Joseph Campbell, famous for his work in comparative mythology and religion, regarded the snake and eagle as timeless symbols. Whilst the snake is tied to the earth, the eagle soars through the heavens. The tension of those two opposites is resolved in the mythological fusion of the winged dragon. A creature able to rise spiritually but also be soulfully grounded and one that appears repeatedly in the bible.

Carl Jung suggested that the circular snake image, the ouroboros, symbolised the integration and assimilation of the opposites. A feedback system arising from living with the tension of opposites that brings the challenge to integrate our shadow side. An ongoing pattern of rebirth. Not in a literal, physical way but as part of inner, spiritual work.

So, the snake, a symbol pregnant with feminine, nurturing and healing properties in the ancient world, enters Eden. From this perspective, the snake is essential to Eve’s earthiness and provides an impetus to live out of her instinctual self. Whereas Adam appears to be tied into male authority and a slave to the intellect. Neither is good nor bad. Instead, a tension of opposites that must eventually be resolved. And it might well be, but that’s another snake story for another time.

Engaging with the bible this way is called the reader response method that contains two main ideas. The first is that the meaning does not reside within the text in a self-contained box but is actualised or created by the interaction of the reader and the text. Secondly, that the meaning of the text can differ from reader to reader. No one size fits all.

For some people this is difficult to deal with, especially if the bible is seen as a sacred text that cannot be tampered with. But tampering is exactly what’s been going on through the search to figure out when these ancient texts might have been written, by whom and then by hazarding an opinion about what they might mean.
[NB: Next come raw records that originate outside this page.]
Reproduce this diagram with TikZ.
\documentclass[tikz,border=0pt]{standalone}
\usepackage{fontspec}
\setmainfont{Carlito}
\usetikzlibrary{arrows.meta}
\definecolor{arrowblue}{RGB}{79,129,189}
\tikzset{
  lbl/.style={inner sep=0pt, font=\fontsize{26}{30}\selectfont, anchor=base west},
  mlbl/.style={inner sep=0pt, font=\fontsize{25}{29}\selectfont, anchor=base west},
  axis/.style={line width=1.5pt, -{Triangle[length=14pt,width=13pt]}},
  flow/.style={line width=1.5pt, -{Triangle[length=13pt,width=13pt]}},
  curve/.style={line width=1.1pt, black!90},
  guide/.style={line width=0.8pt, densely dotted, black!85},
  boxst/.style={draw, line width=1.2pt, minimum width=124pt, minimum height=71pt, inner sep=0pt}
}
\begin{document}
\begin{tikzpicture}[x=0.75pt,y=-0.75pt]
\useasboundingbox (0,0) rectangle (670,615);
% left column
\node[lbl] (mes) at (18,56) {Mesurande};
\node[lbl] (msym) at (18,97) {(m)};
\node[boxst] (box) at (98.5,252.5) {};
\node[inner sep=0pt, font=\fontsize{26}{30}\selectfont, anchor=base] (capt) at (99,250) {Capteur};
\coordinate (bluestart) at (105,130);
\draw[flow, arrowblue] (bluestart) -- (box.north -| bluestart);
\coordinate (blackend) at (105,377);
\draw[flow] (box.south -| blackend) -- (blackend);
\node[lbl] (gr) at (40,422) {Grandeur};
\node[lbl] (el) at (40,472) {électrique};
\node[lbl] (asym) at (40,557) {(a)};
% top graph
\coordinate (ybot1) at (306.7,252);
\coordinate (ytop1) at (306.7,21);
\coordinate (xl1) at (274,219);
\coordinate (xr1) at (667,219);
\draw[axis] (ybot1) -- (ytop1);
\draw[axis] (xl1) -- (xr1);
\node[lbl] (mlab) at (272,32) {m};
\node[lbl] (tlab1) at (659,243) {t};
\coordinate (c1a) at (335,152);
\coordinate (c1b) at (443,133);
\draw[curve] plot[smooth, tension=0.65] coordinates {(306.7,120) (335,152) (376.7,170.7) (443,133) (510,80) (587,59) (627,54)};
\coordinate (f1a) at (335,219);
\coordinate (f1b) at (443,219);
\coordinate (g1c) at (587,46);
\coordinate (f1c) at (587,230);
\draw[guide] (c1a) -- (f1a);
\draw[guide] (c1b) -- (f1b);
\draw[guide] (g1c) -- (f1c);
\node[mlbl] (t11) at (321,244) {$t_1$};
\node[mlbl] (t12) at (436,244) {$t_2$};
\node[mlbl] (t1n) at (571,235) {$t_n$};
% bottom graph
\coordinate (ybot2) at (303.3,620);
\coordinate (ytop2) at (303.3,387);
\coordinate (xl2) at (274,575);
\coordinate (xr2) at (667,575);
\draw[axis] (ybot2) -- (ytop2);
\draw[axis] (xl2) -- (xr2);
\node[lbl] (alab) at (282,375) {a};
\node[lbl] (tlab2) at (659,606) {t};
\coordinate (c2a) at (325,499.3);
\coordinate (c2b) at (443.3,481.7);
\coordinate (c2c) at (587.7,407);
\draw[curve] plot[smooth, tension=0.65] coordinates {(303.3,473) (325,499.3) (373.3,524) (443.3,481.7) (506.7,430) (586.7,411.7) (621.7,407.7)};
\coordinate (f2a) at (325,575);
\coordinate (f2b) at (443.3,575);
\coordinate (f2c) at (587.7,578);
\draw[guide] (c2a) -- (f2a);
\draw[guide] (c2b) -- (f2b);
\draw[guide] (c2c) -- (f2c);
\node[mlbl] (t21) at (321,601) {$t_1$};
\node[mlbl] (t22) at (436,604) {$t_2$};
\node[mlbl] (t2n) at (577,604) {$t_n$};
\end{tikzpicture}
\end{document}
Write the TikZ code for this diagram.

As that valuable work turns into theology, that is, thinking about God, it can become dogmatic and lead to the symbolic and metaphorical elements of the stories being diminished. Then the stories start looking as though they are owned by a particular group, of which only a few are authorised to tell us what they think they mean.

From a literary perspective this makes little sense because once a piece of writing is complete, the creator must set it free so that the word can be received, lived in, and interpreted by the reader. Unless this is done, the story flatlines on the page, not for resuscitation. 

Bible stories need the same freedom to suck in oxygen. Otherwise, they lose the ability to offer their multi-layered truth into our secularised, scientific world. The strange thing is that engaging symbolically, using imagination and instinct may be exactly how the original authors thought their stories would be read. After all, they wrote in times when dreams and visions were valued, not dismissed as fantasy or psychotic episodes.

A great deal of venom has been directed at Meghan and Harry for upsetting the royal apple cart. Some say they’ll need a thick skin, but I wonder if what will be needed more will be the ability to keep rebirthing. To be able to shed their skin time and time again as they outgrow what was, in the light of new instinctual understandings.

To meet and engage with the snake is to be blessed if we can use the experience to integrate instinct and intellect. But there’s also loss when that means we stand in our own truth, outside any group that claims to know and hold it for us.


Image: From an Oil Jar (lekythos) illustrating the Garden of the Hesperides, a Greek myth that has interesting similarities to the Garden of Eden. The jar is terracotta made in Paestum South Italy 350-340 BCE.

2 Replies to “Trusting the snake”

  1. Brilliant, Sande! I knew of Lilith, Adam’s first wife, and have written about her – I have to explore more the connection with the serpent, about which I know little to nothing.
    Easter Season Blessings
    Bosco

    1. Thanks Bosco.
      I’ve set my self a tiny little challenge to see if I can hear the silent voices in the text and write what I hear. Might take a while because there are plenty of women with something to say in all those very thin pages!